**TO BE DONE:**
Can you transcribe every record below exactly as it appears?

**THE INPUT:**

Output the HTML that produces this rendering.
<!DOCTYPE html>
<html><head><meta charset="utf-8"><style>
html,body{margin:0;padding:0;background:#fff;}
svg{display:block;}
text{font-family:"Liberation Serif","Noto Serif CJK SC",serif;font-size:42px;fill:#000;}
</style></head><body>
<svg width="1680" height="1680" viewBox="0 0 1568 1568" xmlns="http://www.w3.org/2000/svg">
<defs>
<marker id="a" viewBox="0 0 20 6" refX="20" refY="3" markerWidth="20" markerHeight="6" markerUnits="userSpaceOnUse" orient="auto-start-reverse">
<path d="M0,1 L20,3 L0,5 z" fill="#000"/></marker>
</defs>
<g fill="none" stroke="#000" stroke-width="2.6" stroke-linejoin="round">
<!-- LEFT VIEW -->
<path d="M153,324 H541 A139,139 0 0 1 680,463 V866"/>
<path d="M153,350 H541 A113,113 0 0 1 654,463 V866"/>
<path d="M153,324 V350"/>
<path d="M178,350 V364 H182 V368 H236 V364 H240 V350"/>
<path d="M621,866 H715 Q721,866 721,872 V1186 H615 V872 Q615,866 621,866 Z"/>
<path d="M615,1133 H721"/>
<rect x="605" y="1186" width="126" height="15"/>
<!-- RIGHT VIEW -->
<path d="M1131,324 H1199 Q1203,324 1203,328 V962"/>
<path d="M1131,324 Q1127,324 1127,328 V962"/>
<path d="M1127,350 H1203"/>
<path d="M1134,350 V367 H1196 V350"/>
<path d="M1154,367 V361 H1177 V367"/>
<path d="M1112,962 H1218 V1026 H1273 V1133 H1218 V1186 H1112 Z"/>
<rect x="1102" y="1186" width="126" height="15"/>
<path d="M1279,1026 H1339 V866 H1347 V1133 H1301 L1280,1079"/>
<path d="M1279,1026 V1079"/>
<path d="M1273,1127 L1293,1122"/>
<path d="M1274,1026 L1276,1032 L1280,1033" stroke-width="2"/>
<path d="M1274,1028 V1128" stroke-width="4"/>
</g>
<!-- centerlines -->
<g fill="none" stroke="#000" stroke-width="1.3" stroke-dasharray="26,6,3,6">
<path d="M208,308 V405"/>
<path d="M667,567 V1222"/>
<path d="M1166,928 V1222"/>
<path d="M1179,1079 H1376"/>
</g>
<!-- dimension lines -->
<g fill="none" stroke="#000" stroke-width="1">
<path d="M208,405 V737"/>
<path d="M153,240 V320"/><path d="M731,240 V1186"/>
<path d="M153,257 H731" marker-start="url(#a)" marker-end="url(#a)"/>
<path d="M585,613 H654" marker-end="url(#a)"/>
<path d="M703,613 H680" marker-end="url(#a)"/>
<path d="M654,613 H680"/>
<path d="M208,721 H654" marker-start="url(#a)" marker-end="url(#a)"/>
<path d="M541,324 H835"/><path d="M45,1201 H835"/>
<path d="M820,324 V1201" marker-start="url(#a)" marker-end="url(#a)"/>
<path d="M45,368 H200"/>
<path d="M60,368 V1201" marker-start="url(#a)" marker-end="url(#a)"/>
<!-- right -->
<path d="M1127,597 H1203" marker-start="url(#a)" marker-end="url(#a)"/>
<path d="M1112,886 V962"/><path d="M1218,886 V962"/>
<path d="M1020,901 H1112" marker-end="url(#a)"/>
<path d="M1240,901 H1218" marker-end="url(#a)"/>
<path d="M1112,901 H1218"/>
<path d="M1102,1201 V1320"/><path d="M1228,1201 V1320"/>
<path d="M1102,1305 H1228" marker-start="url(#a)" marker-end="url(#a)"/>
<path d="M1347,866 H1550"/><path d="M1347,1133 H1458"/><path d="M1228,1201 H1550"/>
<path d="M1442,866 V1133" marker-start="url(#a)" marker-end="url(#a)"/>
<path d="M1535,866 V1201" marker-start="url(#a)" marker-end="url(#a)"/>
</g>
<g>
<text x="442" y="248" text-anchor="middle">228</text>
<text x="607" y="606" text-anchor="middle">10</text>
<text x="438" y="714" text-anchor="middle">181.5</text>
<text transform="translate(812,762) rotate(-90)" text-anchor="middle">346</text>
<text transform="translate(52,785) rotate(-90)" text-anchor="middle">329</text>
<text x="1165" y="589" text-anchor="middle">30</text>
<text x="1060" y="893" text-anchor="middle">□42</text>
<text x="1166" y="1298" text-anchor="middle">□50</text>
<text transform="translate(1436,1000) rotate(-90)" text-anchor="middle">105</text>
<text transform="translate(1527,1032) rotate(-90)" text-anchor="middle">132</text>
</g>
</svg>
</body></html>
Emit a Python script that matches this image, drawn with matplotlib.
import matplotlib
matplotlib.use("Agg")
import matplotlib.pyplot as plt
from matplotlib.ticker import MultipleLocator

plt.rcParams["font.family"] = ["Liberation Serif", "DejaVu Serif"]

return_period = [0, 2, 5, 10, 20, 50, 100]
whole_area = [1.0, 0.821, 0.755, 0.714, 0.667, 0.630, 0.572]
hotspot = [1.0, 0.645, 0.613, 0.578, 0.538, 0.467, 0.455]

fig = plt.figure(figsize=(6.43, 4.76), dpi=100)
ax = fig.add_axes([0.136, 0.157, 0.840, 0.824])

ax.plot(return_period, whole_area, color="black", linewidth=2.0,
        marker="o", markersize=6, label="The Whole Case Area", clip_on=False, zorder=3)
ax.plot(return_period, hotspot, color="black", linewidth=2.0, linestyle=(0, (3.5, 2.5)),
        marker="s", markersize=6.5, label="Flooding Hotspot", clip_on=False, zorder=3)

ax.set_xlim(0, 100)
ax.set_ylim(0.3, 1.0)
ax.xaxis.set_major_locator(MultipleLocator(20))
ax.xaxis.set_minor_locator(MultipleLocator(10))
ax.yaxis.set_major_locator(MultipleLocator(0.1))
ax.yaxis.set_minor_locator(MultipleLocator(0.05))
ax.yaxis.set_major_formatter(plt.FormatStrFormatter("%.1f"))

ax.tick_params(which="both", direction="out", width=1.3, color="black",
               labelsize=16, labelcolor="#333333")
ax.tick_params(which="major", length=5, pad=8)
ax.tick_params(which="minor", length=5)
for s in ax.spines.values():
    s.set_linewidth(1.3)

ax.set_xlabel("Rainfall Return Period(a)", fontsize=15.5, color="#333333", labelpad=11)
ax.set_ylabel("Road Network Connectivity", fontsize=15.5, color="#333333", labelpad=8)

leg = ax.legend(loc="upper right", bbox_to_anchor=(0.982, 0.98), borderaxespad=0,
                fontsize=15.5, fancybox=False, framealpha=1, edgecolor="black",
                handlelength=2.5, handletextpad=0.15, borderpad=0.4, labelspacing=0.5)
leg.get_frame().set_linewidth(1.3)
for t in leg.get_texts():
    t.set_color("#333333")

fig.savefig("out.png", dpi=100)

**RESULT OF THIS TASK:**
Output the HTML that produces this rendering.
<!DOCTYPE html>
<html><head><meta charset="utf-8"><style>
html,body{margin:0;padding:0;background:#fff;}
svg{display:block;}
text{font-family:"Liberation Serif","Noto Serif CJK SC",serif;font-size:42px;fill:#000;}
</style></head><body>
<svg width="1680" height="1680" viewBox="0 0 1568 1568" xmlns="http://www.w3.org/2000/svg">
<defs>
<marker id="a" viewBox="0 0 20 6" refX="20" refY="3" markerWidth="20" markerHeight="6" markerUnits="userSpaceOnUse" orient="auto-start-reverse">
<path d="M0,1 L20,3 L0,5 z" fill="#000"/></marker>
</defs>
<g fill="none" stroke="#000" stroke-width="2.6" stroke-linejoin="round">
<!-- LEFT VIEW -->
<path d="M153,324 H541 A139,139 0 0 1 680,463 V866"/>
<path d="M153,350 H541 A113,113 0 0 1 654,463 V866"/>
<path d="M153,324 V350"/>
<path d="M178,350 V364 H182 V368 H236 V364 H240 V350"/>
<path d="M621,866 H715 Q721,866 721,872 V1186 H615 V872 Q615,866 621,866 Z"/>
<path d="M615,1133 H721"/>
<rect x="605" y="1186" width="126" height="15"/>
<!-- RIGHT VIEW -->
<path d="M1131,324 H1199 Q1203,324 1203,328 V962"/>
<path d="M1131,324 Q1127,324 1127,328 V962"/>
<path d="M1127,350 H1203"/>
<path d="M1134,350 V367 H1196 V350"/>
<path d="M1154,367 V361 H1177 V367"/>
<path d="M1112,962 H1218 V1026 H1273 V1133 H1218 V1186 H1112 Z"/>
<rect x="1102" y="1186" width="126" height="15"/>
<path d="M1279,1026 H1339 V866 H1347 V1133 H1301 L1280,1079"/>
<path d="M1279,1026 V1079"/>
<path d="M1273,1127 L1293,1122"/>
<path d="M1274,1026 L1276,1032 L1280,1033" stroke-width="2"/>
<path d="M1274,1028 V1128" stroke-width="4"/>
</g>
<!-- centerlines -->
<g fill="none" stroke="#000" stroke-width="1.3" stroke-dasharray="26,6,3,6">
<path d="M208,308 V405"/>
<path d="M667,567 V1222"/>
<path d="M1166,928 V1222"/>
<path d="M1179,1079 H1376"/>
</g>
<!-- dimension lines -->
<g fill="none" stroke="#000" stroke-width="1">
<path d="M208,405 V737"/>
<path d="M153,240 V320"/><path d="M731,240 V1186"/>
<path d="M153,257 H731" marker-start="url(#a)" marker-end="url(#a)"/>
<path d="M585,613 H654" marker-end="url(#a)"/>
<path d="M703,613 H680" marker-end="url(#a)"/>
<path d="M654,613 H680"/>
<path d="M208,721 H654" marker-start="url(#a)" marker-end="url(#a)"/>
<path d="M541,324 H835"/><path d="M45,1201 H835"/>
<path d="M820,324 V1201" marker-start="url(#a)" marker-end="url(#a)"/>
<path d="M45,368 H200"/>
<path d="M60,368 V1201" marker-start="url(#a)" marker-end="url(#a)"/>
<!-- right -->
<path d="M1127,597 H1203" marker-start="url(#a)" marker-end="url(#a)"/>
<path d="M1112,886 V962"/><path d="M1218,886 V962"/>
<path d="M1020,901 H1112" marker-end="url(#a)"/>
<path d="M1240,901 H1218" marker-end="url(#a)"/>
<path d="M1112,901 H1218"/>
<path d="M1102,1201 V1320"/><path d="M1228,1201 V1320"/>
<path d="M1102,1305 H1228" marker-start="url(#a)" marker-end="url(#a)"/>
<path d="M1347,866 H1550"/><path d="M1347,1133 H1458"/><path d="M1228,1201 H1550"/>
<path d="M1442,866 V1133" marker-start="url(#a)" marker-end="url(#a)"/>
<path d="M1535,866 V1201" marker-start="url(#a)" marker-end="url(#a)"/>
</g>
<g>
<text x="442" y="248" text-anchor="middle">228</text>
<text x="607" y="606" text-anchor="middle">10</text>
<text x="438" y="714" text-anchor="middle">181.5</text>
<text transform="translate(812,762) rotate(-90)" text-anchor="middle">346</text>
<text transform="translate(52,785) rotate(-90)" text-anchor="middle">329</text>
<text x="1165" y="589" text-anchor="middle">30</text>
<text x="1060" y="893" text-anchor="middle">□42</text>
<text x="1166" y="1298" text-anchor="middle">□50</text>
<text transform="translate(1436,1000) rotate(-90)" text-anchor="middle">105</text>
<text transform="translate(1527,1032) rotate(-90)" text-anchor="middle">132</text>
</g>
</svg>
</body></html>
Emit a Python script that matches this image, drawn with matplotlib.
import matplotlib
matplotlib.use("Agg")
import matplotlib.pyplot as plt
from matplotlib.ticker import MultipleLocator

plt.rcParams["font.family"] = ["Liberation Serif", "DejaVu Serif"]

return_period = [0, 2, 5, 10, 20, 50, 100]
whole_area = [1.0, 0.821, 0.755, 0.714, 0.667, 0.630, 0.572]
hotspot = [1.0, 0.645, 0.613, 0.578, 0.538, 0.467, 0.455]

fig = plt.figure(figsize=(6.43, 4.76), dpi=100)
ax = fig.add_axes([0.136, 0.157, 0.840, 0.824])

ax.plot(return_period, whole_area, color="black", linewidth=2.0,
        marker="o", markersize=6, label="The Whole Case Area", clip_on=False, zorder=3)
ax.plot(return_period, hotspot, color="black", linewidth=2.0, linestyle=(0, (3.5, 2.5)),
        marker="s", markersize=6.5, label="Flooding Hotspot", clip_on=False, zorder=3)

ax.set_xlim(0, 100)
ax.set_ylim(0.3, 1.0)
ax.xaxis.set_major_locator(MultipleLocator(20))
ax.xaxis.set_minor_locator(MultipleLocator(10))
ax.yaxis.set_major_locator(MultipleLocator(0.1))
ax.yaxis.set_minor_locator(MultipleLocator(0.05))
ax.yaxis.set_major_formatter(plt.FormatStrFormatter("%.1f"))

ax.tick_params(which="both", direction="out", width=1.3, color="black",
               labelsize=16, labelcolor="#333333")
ax.tick_params(which="major", length=5, pad=8)
ax.tick_params(which="minor", length=5)
for s in ax.spines.values():
    s.set_linewidth(1.3)

ax.set_xlabel("Rainfall Return Period(a)", fontsize=15.5, color="#333333", labelpad=11)
ax.set_ylabel("Road Network Connectivity", fontsize=15.5, color="#333333", labelpad=8)

leg = ax.legend(loc="upper right", bbox_to_anchor=(0.982, 0.98), borderaxespad=0,
                fontsize=15.5, fancybox=False, framealpha=1, edgecolor="black",
                handlelength=2.5, handletextpad=0.15, borderpad=0.4, labelspacing=0.5)
leg.get_frame().set_linewidth(1.3)
for t in leg.get_texts():
    t.set_color("#333333")

fig.savefig("out.png", dpi=100)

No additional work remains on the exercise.